“Data is the new oil” was the slogan of the last decade. Companies were told how valuable their data was (or could be). They rushed to invest in a modern data stack and store terabytes of data in data warehouses. Data science teams crunched the numbers, and the analyses were supposed to be used to inform product decisions (or even, in some cases, customer-facing features like recommendation feeds).
There were success stories, but many organizations failed to execute. Siloed data (or data teams), expensive cloud data warehouses and rogue queries (that are now being downsized), and the absence of clean data pipelines (significant ops work to get the data in a refined state).
Now, with generative AI, is data still a moat? Is data more or less valuable when synthetic datasets account for a non-zero part of training and inference pipelines?
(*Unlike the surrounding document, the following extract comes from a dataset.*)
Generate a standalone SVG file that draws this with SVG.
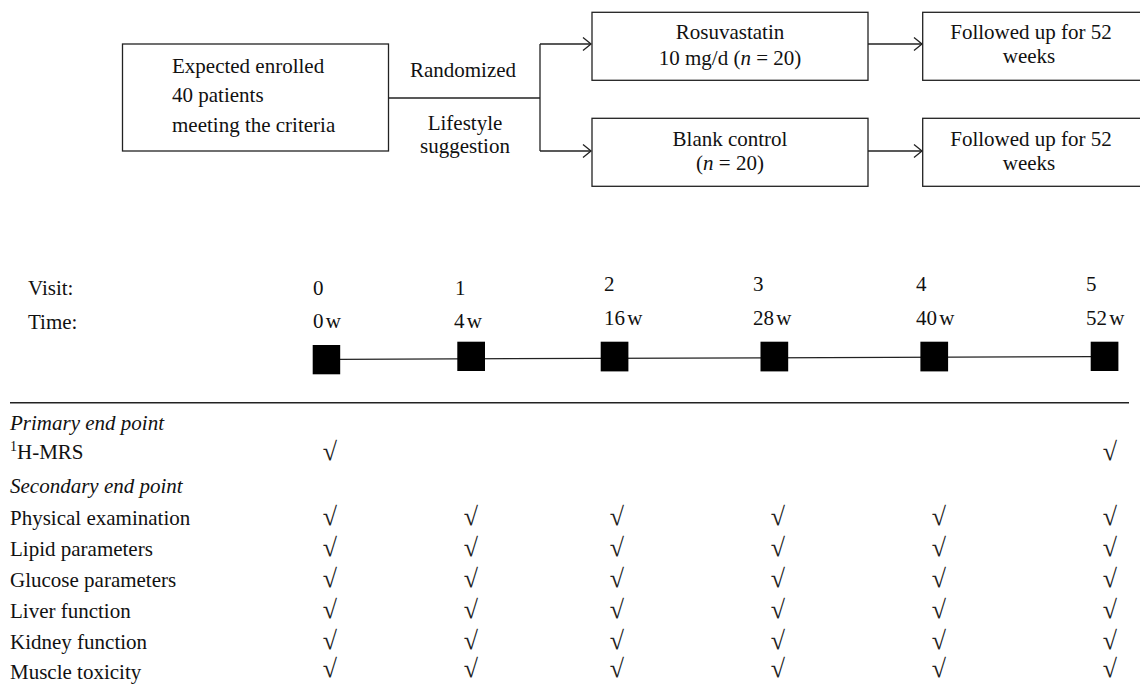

On the one hand, quality data still matters. A lot of focus on LLM improvement is on model and dataset size. There’s some early evidence that LLMs can be greatly influenced by the data quality they are trained with. WizardLM, TinyStories, and phi-1 are some examples. Likewise, RLHF datasets also matter.
On the other hand, ~100 data points is enough for significant improvement in fine-tuning for output format and custom style. LLM researchers at Databricks, Meta, Spark, and Audible did some empirical analysis on how much data is needed to fine-tune. This amount of data is easy to create or curate manually.
Model distillation is real and simple to do. You can use LLMs to generate synthetic data to train or fine-tune your own LLM, and some of the knowledge will transfer over. This is only an issue if you expose the raw LLM to a counterparty (not so much if used internally), but that means that any data that isn’t especially unique can be copied easily.